- **Task instructions**
Copy out every line exactly, passing over the pictures.

- **Source material**
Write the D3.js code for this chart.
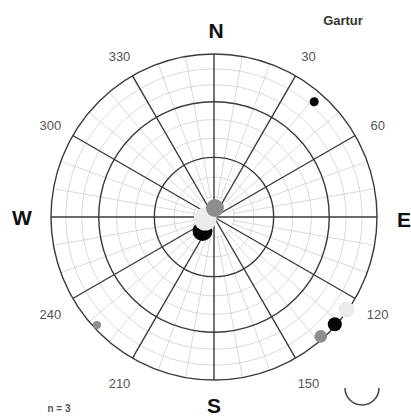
<!DOCTYPE html>
<html>
<head>
<meta charset="utf-8">
<script src="https://cdn.jsdelivr.net/npm/d3@7"></script>
<style>
  html, body { margin: 0; padding: 0; background: #fff; }
  svg { display: block; font-family: "Liberation Sans", Arial, sans-serif; }
</style>
</head>
<body>
<svg id="net" width="411" height="416"></svg>
<script>
// site + sample count
const siteName = "Gartur";
const sampleCount = 3;

// compass letters and azimuth tick labels (degrees)
const compass = [
  { label: "N", az: 0 },
  { label: "E", az: 90 },
  { label: "S", az: 180 },
  { label: "W", az: 270 },
];
const azTicks = [30, 60, 120, 150, 210, 240, 300, 330];

// grid (degrees from vertical): heavy circles + fine circles
const heavyRings = [30, 60, 90];
const fineRings = [10, 20, 40, 50, 70, 80];

// axis orientations, azimuth / plunge in degrees
const blackAxes = [
  { axis: "k1", az: 219.4, pl: 81 },
  { axis: "k2", az: 131.6, pl: 1 },
  { axis: "k3", az: 41, pl: 7 },
];
const lightAxes = [
  { axis: "k1", az: 257, pl: 85.5 },
  { axis: "k2", az: 125, pl: 1 },
];
const grayAxes = [
  { axis: "k1", az: 6, pl: 85.5 },
  { axis: "k2", az: 138.2, pl: 2 },
  { axis: "k3", az: 227.3, pl: 2.6 },
];

const svg = d3.select("#net");
const cx = 214, cy = 217, R = 163;
const g = svg.append("g").attr("transform", `translate(${cx},${cy})`);

// equal-area (Schmidt) projection
const rad = d3.scaleLinear().domain([0, 360]).range([0, 2 * Math.PI]);
const rOf = a => R * Math.SQRT2 * Math.sin((a / 2) * Math.PI / 180); // a = angle from vertical
const proj = d => d3.pointRadial(rad(d.az), rOf(90 - d.pl));

// fine grid
g.selectAll(".fineRing").data(fineRings).join("circle")
  .attr("r", d => rOf(d))
  .attr("fill", "none").attr("stroke", "#cfcfcf").attr("stroke-width", 0.8);

const fineSpokes = d3.range(0, 360, 10).filter(a => a % 30 !== 0);
g.selectAll(".fineSpoke").data(fineSpokes).join("line")
  .each(function (a) {
    const p0 = d3.pointRadial(rad(a), rOf(10));
    const p1 = d3.pointRadial(rad(a), R);
    d3.select(this).attr("x1", p0[0]).attr("y1", p0[1]).attr("x2", p1[0]).attr("y2", p1[1]);
  })
  .attr("stroke", "#cfcfcf").attr("stroke-width", 0.8);

// heavy grid
const heavySpokes = d3.range(0, 360, 30);
g.selectAll(".heavySpoke").data(heavySpokes).join("line")
  .each(function (a) {
    const p1 = d3.pointRadial(rad(a), R);
    d3.select(this).attr("x1", 0).attr("y1", 0).attr("x2", p1[0]).attr("y2", p1[1]);
  })
  .attr("stroke", "#3a3a3a").attr("stroke-width", 1.4);

g.selectAll(".heavyRing").data(heavyRings).join("circle")
  .attr("r", d => rOf(d))
  .attr("fill", "none").attr("stroke", "#3a3a3a").attr("stroke-width", 1.4);

// symbols
const symR = { k1: 10, k2: 7, k3: 4.5 };
const sets = [
  { data: blackAxes, fill: "#050505", scale: 1 },
  { data: lightAxes, fill: "#ebebeb", scale: 1.15 },
  { data: grayAxes, fill: "#8e8e8e", scale: 0.9 },
];
sets.forEach(s => {
  g.selectAll(null).data(s.data).join("circle")
    .attr("cx", d => proj(d)[0])
    .attr("cy", d => proj(d)[1])
    .attr("r", d => symR[d.axis] * s.scale)
    .attr("fill", s.fill);
});

// azimuth labels
g.selectAll(".azTick").data(azTicks).join("text")
  .attr("x", a => d3.pointRadial(rad(a), 189)[0])
  .attr("y", a => d3.pointRadial(rad(a), 189)[1] + 3)
  .attr("text-anchor", "middle").attr("dominant-baseline", "central")
  .attr("font-size", 13).attr("fill", "#555")
  .text(a => a);

// compass letters
const compassPos = { N: [2, -187], S: [0, 188], W: [-192, 0], E: [190, 2] };
g.selectAll(".compass").data(compass).join("text")
  .attr("x", d => compassPos[d.label][0])
  .attr("y", d => compassPos[d.label][1])
  .attr("text-anchor", "middle").attr("dominant-baseline", "central")
  .attr("font-size", 21).attr("font-weight", "bold").attr("fill", "#111")
  .text(d => d.label);

// site name + n
svg.append("text").attr("x", 343).attr("y", 20)
  .attr("text-anchor", "middle").attr("dominant-baseline", "central")
  .attr("font-size", 13).attr("font-weight", "bold").attr("fill", "#333")
  .text(siteName);

svg.append("text").attr("x", 59).attr("y", 408)
  .attr("text-anchor", "middle").attr("dominant-baseline", "central")
  .attr("font-size", 10).attr("font-weight", "bold").attr("fill", "#555")
  .text(`n = ${sampleCount}`);

// small lower-half arc symbol
const arc = d3.arc().innerRadius(17).outerRadius(17).startAngle(Math.PI / 2).endAngle(3 * Math.PI / 2);
svg.append("path").attr("transform", "translate(362,388)")
  .attr("d", arc()).attr("fill", "none").attr("stroke", "#444").attr("stroke-width", 1.5);
</script>
</body>
</html>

- **Result**
Write the D3.js code for this chart.
<!DOCTYPE html>
<html>
<head>
<meta charset="utf-8">
<script src="https://cdn.jsdelivr.net/npm/d3@7"></script>
<style>
  html, body { margin: 0; padding: 0; background: #fff; }
  svg { display: block; font-family: "Liberation Sans", Arial, sans-serif; }
</style>
</head>
<body>
<svg id="net" width="411" height="416"></svg>
<script>
// site + sample count
const siteName = "Gartur";
const sampleCount = 3;

// compass letters and azimuth tick labels (degrees)
const compass = [
  { label: "N", az: 0 },
  { label: "E", az: 90 },
  { label: "S", az: 180 },
  { label: "W", az: 270 },
];
const azTicks = [30, 60, 120, 150, 210, 240, 300, 330];

// grid (degrees from vertical): heavy circles + fine circles
const heavyRings = [30, 60, 90];
const fineRings = [10, 20, 40, 50, 70, 80];

// axis orientations, azimuth / plunge in degrees
const blackAxes = [
  { axis: "k1", az: 219.4, pl: 81 },
  { axis: "k2", az: 131.6, pl: 1 },
  { axis: "k3", az: 41, pl: 7 },
];
const lightAxes = [
  { axis: "k1", az: 257, pl: 85.5 },
  { axis: "k2", az: 125, pl: 1 },
];
const grayAxes = [
  { axis: "k1", az: 6, pl: 85.5 },
  { axis: "k2", az: 138.2, pl: 2 },
  { axis: "k3", az: 227.3, pl: 2.6 },
];

const svg = d3.select("#net");
const cx = 214, cy = 217, R = 163;
const g = svg.append("g").attr("transform", `translate(${cx},${cy})`);

// equal-area (Schmidt) projection
const rad = d3.scaleLinear().domain([0, 360]).range([0, 2 * Math.PI]);
const rOf = a => R * Math.SQRT2 * Math.sin((a / 2) * Math.PI / 180); // a = angle from vertical
const proj = d => d3.pointRadial(rad(d.az), rOf(90 - d.pl));

// fine grid
g.selectAll(".fineRing").data(fineRings).join("circle")
  .attr("r", d => rOf(d))
  .attr("fill", "none").attr("stroke", "#cfcfcf").attr("stroke-width", 0.8);

const fineSpokes = d3.range(0, 360, 10).filter(a => a % 30 !== 0);
g.selectAll(".fineSpoke").data(fineSpokes).join("line")
  .each(function (a) {
    const p0 = d3.pointRadial(rad(a), rOf(10));
    const p1 = d3.pointRadial(rad(a), R);
    d3.select(this).attr("x1", p0[0]).attr("y1", p0[1]).attr("x2", p1[0]).attr("y2", p1[1]);
  })
  .attr("stroke", "#cfcfcf").attr("stroke-width", 0.8);

// heavy grid
const heavySpokes = d3.range(0, 360, 30);
g.selectAll(".heavySpoke").data(heavySpokes).join("line")
  .each(function (a) {
    const p1 = d3.pointRadial(rad(a), R);
    d3.select(this).attr("x1", 0).attr("y1", 0).attr("x2", p1[0]).attr("y2", p1[1]);
  })
  .attr("stroke", "#3a3a3a").attr("stroke-width", 1.4);

g.selectAll(".heavyRing").data(heavyRings).join("circle")
  .attr("r", d => rOf(d))
  .attr("fill", "none").attr("stroke", "#3a3a3a").attr("stroke-width", 1.4);

// symbols
const symR = { k1: 10, k2: 7, k3: 4.5 };
const sets = [
  { data: blackAxes, fill: "#050505", scale: 1 },
  { data: lightAxes, fill: "#ebebeb", scale: 1.15 },
  { data: grayAxes, fill: "#8e8e8e", scale: 0.9 },
];
sets.forEach(s => {
  g.selectAll(null).data(s.data).join("circle")
    .attr("cx", d => proj(d)[0])
    .attr("cy", d => proj(d)[1])
    .attr("r", d => symR[d.axis] * s.scale)
    .attr("fill", s.fill);
});

// azimuth labels
g.selectAll(".azTick").data(azTicks).join("text")
  .attr("x", a => d3.pointRadial(rad(a), 189)[0])
  .attr("y", a => d3.pointRadial(rad(a), 189)[1] + 3)
  .attr("text-anchor", "middle").attr("dominant-baseline", "central")
  .attr("font-size", 13).attr("fill", "#555")
  .text(a => a);

// compass letters
const compassPos = { N: [2, -187], S: [0, 188], W: [-192, 0], E: [190, 2] };
g.selectAll(".compass").data(compass).join("text")
  .attr("x", d => compassPos[d.label][0])
  .attr("y", d => compassPos[d.label][1])
  .attr("text-anchor", "middle").attr("dominant-baseline", "central")
  .attr("font-size", 21).attr("font-weight", "bold").attr("fill", "#111")
  .text(d => d.label);

// site name + n
svg.append("text").attr("x", 343).attr("y", 20)
  .attr("text-anchor", "middle").attr("dominant-baseline", "central")
  .attr("font-size", 13).attr("font-weight", "bold").attr("fill", "#333")
  .text(siteName);

svg.append("text").attr("x", 59).attr("y", 408)
  .attr("text-anchor", "middle").attr("dominant-baseline", "central")
  .attr("font-size", 10).attr("font-weight", "bold").attr("fill", "#555")
  .text(`n = ${sampleCount}`);

// small lower-half arc symbol
const arc = d3.arc().innerRadius(17).outerRadius(17).startAngle(Math.PI / 2).endAngle(3 * Math.PI / 2);
svg.append("path").attr("transform", "translate(362,388)")
  .attr("d", arc()).attr("fill", "none").attr("stroke", "#444").attr("stroke-width", 1.5);
</script>
</body>
</html>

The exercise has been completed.